§ **Provided material**:
────────

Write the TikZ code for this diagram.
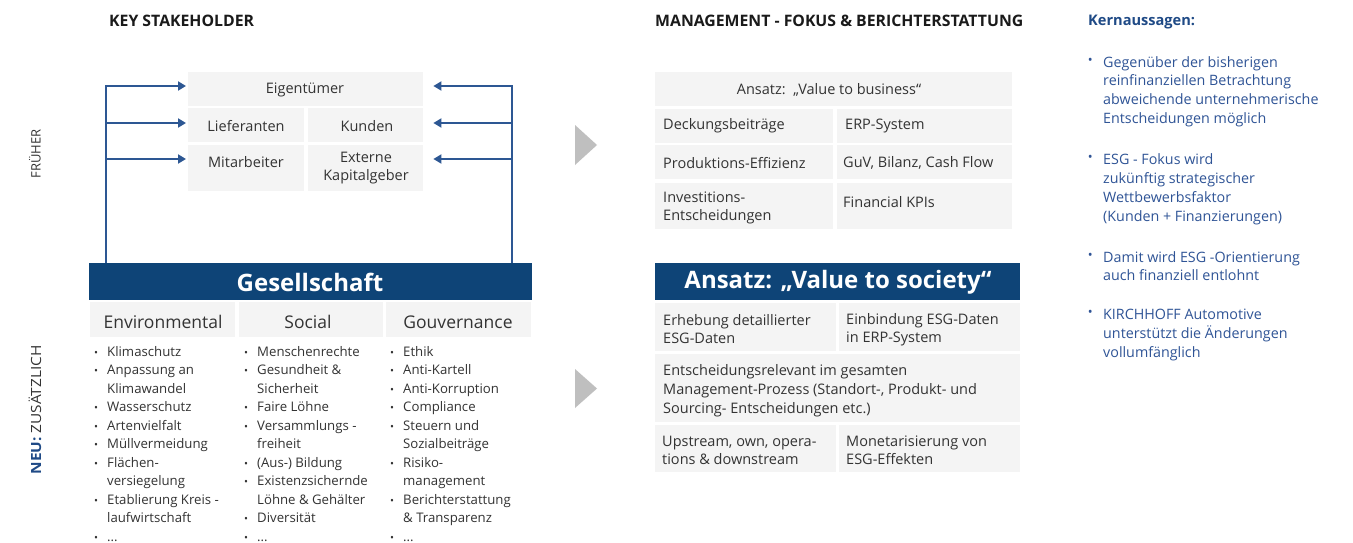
\documentclass[tikz,border=0pt]{standalone}
\usepackage{graphicx}
\usepackage{fontspec}
\setmainfont{Open Sans}
\usetikzlibrary{arrows.meta}
\definecolor{barblue}{HTML}{0E4477}
\definecolor{arrowblue}{HTML}{2D5793}
\definecolor{cellgrey}{HTML}{F4F4F4}
\definecolor{trigrey}{HTML}{BFBFBF}
\definecolor{txt}{HTML}{333333}
\definecolor{headtxt}{HTML}{1A1A1A}
\definecolor{kernblue}{HTML}{2F5496}
\definecolor{kernhead}{HTML}{1F4A86}
\newcommand\fs[2]{\fontsize{#1}{#2}\selectfont}
\newcommand\bul{\llap{\scalebox{0.8}{•}\hspace{9pt}}}
\newcommand\kbul{\llap{\raisebox{2.5pt}{\scalebox{0.9}{•}}\hspace{10.5pt}}}
\newcommand\tdots{...}
\newcommand\cellat[5]{\node[cellbg, minimum width={#4-#2}, minimum height={#5-#3}] (#1) at (#2,#3) {};}
\begin{document}
\begin{tikzpicture}[x=1pt,y=-1pt,
  cellbg/.style={fill=cellgrey, draw=none, inner sep=0pt, anchor=north west},
  lbl/.style={inner sep=0pt, text=txt, font=\fs{14.5}{18}},
  lbll/.style={lbl, align=left, anchor=west},
  esg/.style={inner sep=0pt, text=txt, font=\fs{13.2}{18}, anchor=base west},
  colhead/.style={inner sep=0pt, text=txt, font=\fs{17.5}{20}},
  head/.style={inner sep=0pt, text=headtxt, font=\bfseries\fs{15.8}{18}, anchor=west},
  barbg/.style={fill=barblue, draw=none, inner sep=0pt, anchor=north west, text=white, font=\bfseries\fs{24}{28}},
  kern/.style={inner sep=0pt, text=kernblue, font=\fs{14.3}{18}, anchor=base west},
  side/.style={inner sep=0pt, text=txt, rotate=90},
  conn/.style={draw=arrowblue, line width=1.8pt},
  arr/.style={conn, -{Triangle[length=8pt,width=9pt]}}]
\useasboundingbox (0,0) rectangle (1353,543);
\clip (0,0) rectangle (1353,543);
\fill[white] (0,0) rectangle (1353,543);

% headings
\node[head] (h1) at (109,21) {KEY STAKEHOLDER};
\node[head] (h2) at (655,21) {MANAGEMENT - FOKUS \& BERICHTERSTATTUNG};
\node[head, text=kernhead, font=\bfseries\fs{14.6}{18}] (h3) at (1088,22) {Kernaussagen:};

% side labels
\node[side, font=\fs{13}{16}] (fr) at (35,154) {FRÜHER};
\node[side, font=\fs{14}{16}] (neu) at (35,410) {\scalebox{1.1}[1]{\textcolor{kernhead}{\bfseries NEU:} ZUSÄTZLICH}};

% stakeholder cells
\cellat{eig}{188}{72}{423}{106}
\cellat{lief}{188}{108}{304}{142}
\cellat{kun}{308}{108}{423}{142}
\cellat{mit}{188}{145}{304}{191}
\cellat{ext}{308}{145}{423}{191}
\node[lbl] (teig) at (305,90) {Eigentümer};
\node[lbl] (tlief) at (246,126) {Lieferanten};
\node[lbl] (tkun) at (367,126) {Kunden};
\node[lbl] (tmit) at (246,162) {Mitarbeiter};
\node[lbl, align=center] (text) at (366,168) {Externe\\Kapitalgeber};

% Gesellschaft bar
\node[barbg, minimum width=443, minimum height=37] (ges) at (89,263) {};
\node[inner sep=0pt, text=white, font=\bfseries\fs{24}{28}] (tges) at (310,282.5) {Gesellschaft};

% ESG column headers
\cellat{env}{90}{302}{235}{337}
\cellat{soc}{239}{302}{383}{337}
\cellat{gov}{386}{302}{531}{337}
\node[colhead] (tenv) at (163,322) {Environmental};
\node[colhead] (tsoc) at (308,322) {Social};
\node[colhead] (tgov) at (458,322) {Gouvernance};

% connectors
\coordinate (L1) at (106,86);
\coordinate (L2) at (106,123);
\coordinate (L3) at (106,159);
\coordinate (R1) at (512,86);
\coordinate (R2) at (512,123);
\coordinate (R3) at (512,159);
\draw[arr, shorten >=2pt] (ges.north -| L1) -- (L1) -- (L1 -| eig.west);
\draw[arr, shorten >=2pt] (L2) -- (L2 -| lief.west);
\draw[arr, shorten >=2pt] (L3) -- (L3 -| mit.west);
\draw[arr, shorten >=10pt] (ges.north -| R1) -- (R1) -- (R1 -| eig.east);
\draw[arr, shorten >=10pt] (R2) -- (R2 -| kun.east);
\draw[arr, shorten >=10pt] (R3) -- (R3 -| ext.east);

% ESG lists
\foreach \t [count=\i from 0] in {{\bul Klimaschutz},{\bul Anpassung an},{Klimawandel},{\bul Wasserschutz},{\bul Artenvielfalt},{\bul Müllvermeidung},{\bul Flächen-},{versiegelung},{\bul Etablierung Kreis -},{laufwirtschaft},{\bul \tdots}}
  \node[esg] (le\i) at (107,356.5+\i*18.45) {\t};
\foreach \t [count=\i from 0] in {{\bul Menschenrechte},{\bul Gesundheit \&},{Sicherheit},{\bul Faire Löhne},{\bul Versammlungs -},{freiheit},{\bul (Aus-) Bildung},{\bul Existenzsichernde},{Löhne \& Gehälter},{\bul Diversität},{\bul \tdots}}
  \node[esg] (ls\i) at (257,356.5+\i*18.45) {\t};
\foreach \t [count=\i from 0] in {{\bul Ethik},{\bul Anti-Kartell},{\bul Anti-Korruption},{\bul Compliance},{\bul Steuern und},{Sozialbeiträge},{\bul Risiko-},{management},{\bul Berichterstattung},{\& Transparenz},{\bul \tdots}}
  \node[esg] (lg\i) at (403,356.5+\i*18.45) {\t};

% grey triangles
\fill[trigrey] (575,125) -- (597,145) -- (575,165) -- cycle;
\fill[trigrey] (575,369) -- (597,388.5) -- (575,408) -- cycle;

% value to business table
\cellat{vb}{655}{72}{1012}{106}
\cellat{deck}{655}{109}{833}{143}
\cellat{erp}{837}{109}{1012}{143}
\cellat{prod}{655}{145}{833}{179}
\cellat{guv}{837}{145}{1012}{179}
\cellat{inv}{655}{183}{833}{229}
\cellat{fin}{837}{183}{1012}{229}
\node[lbl] (tvb) at (829,90) {Ansatz:\ \ „Value to business“};
\node[lbll] (tdeck) at (663,126) {Deckungsbeiträge};
\node[lbll] (terp) at (845,126) {ERP-System};
\node[lbll] (tprod) at (663,163) {Produktions-Effizienz};
\node[lbll] (tguv) at (843,163) {GuV, Bilanz, Cash Flow};
\node[lbll] (tinv) at (663,208) {Investitions-\\Entscheidungen};
\node[lbll] (tfin) at (843,202) {Financial KPIs};

% value to society table
\node[barbg, minimum width=365, minimum height=37] (vs) at (655,263) {};
\node[inner sep=0pt, text=white, font=\bfseries\fs{24}{28}] (tvs) at (838,282.5) {Ansatz: „Value to society“};
\cellat{erh}{655}{303}{836}{351}
\cellat{einb}{839}{303}{1020}{351}
\cellat{ents}{655}{354}{1020}{422}
\cellat{up}{655}{425}{836}{472}
\cellat{mon}{839}{425}{1020}{472}
\node[lbll] (terh) at (663,329.5) {Erhebung detaillierter\\ESG-Daten};
\node[lbll] (teinb) at (846,329.5) {Einbindung ESG-Daten\\in ERP-System};
\node[lbll, font=\fs{14.5}{19}] (tents) at (663,391) {Entscheidungsrelevant im gesamten\\Management-Prozess (Standort-, Produkt- und\\Sourcing- Entscheidungen etc.)};
\node[lbll] (tup) at (662,450.5) {Upstream, own, opera-\\tions \& downstream};
\node[lbll] (tmon) at (846,450.5) {Monetarisierung von\\ESG-Effekten};

% Kernaussagen
\foreach \y/\t [count=\i] in {67/{\kbul Gegenüber der bisherigen},86/{reinfinanziellen Betrachtung},105/{abweichende unternehmerische},124/{Entscheidungen möglich},
  164/{\kbul ESG - Fokus wird},183/{zukünftig strategischer},202/{Wettbewerbsfaktor},221.5/{(Kunden + Finanzierungen)},
  262/{\kbul Damit wird ESG -Orientierung},280/{auch finanziell entlohnt},
  319/{\kbul KIRCHHOFF Automotive},338/{unterstützt die Änderungen},357.5/{vollumfänglich}}
  \node[kern] (k\i) at (1103,\y) {\t};
\end{tikzpicture}
\end{document}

────────

§ **Task brief**: Take the lines from the start of the material to the line with "(neu) at (35,410)", both included, and transcribe them exactly without the pictures.

§ **Problem solution**:
Write the TikZ code for this diagram.
\documentclass[tikz,border=0pt]{standalone}
\usepackage{graphicx}
\usepackage{fontspec}
\setmainfont{Open Sans}
\usetikzlibrary{arrows.meta}
\definecolor{barblue}{HTML}{0E4477}
\definecolor{arrowblue}{HTML}{2D5793}
\definecolor{cellgrey}{HTML}{F4F4F4}
\definecolor{trigrey}{HTML}{BFBFBF}
\definecolor{txt}{HTML}{333333}
\definecolor{headtxt}{HTML}{1A1A1A}
\definecolor{kernblue}{HTML}{2F5496}
\definecolor{kernhead}{HTML}{1F4A86}
\newcommand\fs[2]{\fontsize{#1}{#2}\selectfont}
\newcommand\bul{\llap{\scalebox{0.8}{•}\hspace{9pt}}}
\newcommand\kbul{\llap{\raisebox{2.5pt}{\scalebox{0.9}{•}}\hspace{10.5pt}}}
\newcommand\tdots{...}
\newcommand\cellat[5]{\node[cellbg, minimum width={#4-#2}, minimum height={#5-#3}] (#1) at (#2,#3) {};}
\begin{document}
\begin{tikzpicture}[x=1pt,y=-1pt,
  cellbg/.style={fill=cellgrey, draw=none, inner sep=0pt, anchor=north west},
  lbl/.style={inner sep=0pt, text=txt, font=\fs{14.5}{18}},
  lbll/.style={lbl, align=left, anchor=west},
  esg/.style={inner sep=0pt, text=txt, font=\fs{13.2}{18}, anchor=base west},
  colhead/.style={inner sep=0pt, text=txt, font=\fs{17.5}{20}},
  head/.style={inner sep=0pt, text=headtxt, font=\bfseries\fs{15.8}{18}, anchor=west},
  barbg/.style={fill=barblue, draw=none, inner sep=0pt, anchor=north west, text=white, font=\bfseries\fs{24}{28}},
  kern/.style={inner sep=0pt, text=kernblue, font=\fs{14.3}{18}, anchor=base west},
  side/.style={inner sep=0pt, text=txt, rotate=90},
  conn/.style={draw=arrowblue, line width=1.8pt},
  arr/.style={conn, -{Triangle[length=8pt,width=9pt]}}]
\useasboundingbox (0,0) rectangle (1353,543);
\clip (0,0) rectangle (1353,543);
\fill[white] (0,0) rectangle (1353,543);

% headings
\node[head] (h1) at (109,21) {KEY STAKEHOLDER};
\node[head] (h2) at (655,21) {MANAGEMENT - FOKUS \& BERICHTERSTATTUNG};
\node[head, text=kernhead, font=\bfseries\fs{14.6}{18}] (h3) at (1088,22) {Kernaussagen:};

% side labels
\node[side, font=\fs{13}{16}] (fr) at (35,154) {FRÜHER};
\node[side, font=\fs{14}{16}] (neu) at (35,410) {\scalebox{1.1}[1]{\textcolor{kernhead}{\bfseries NEU:} ZUSÄTZLICH}};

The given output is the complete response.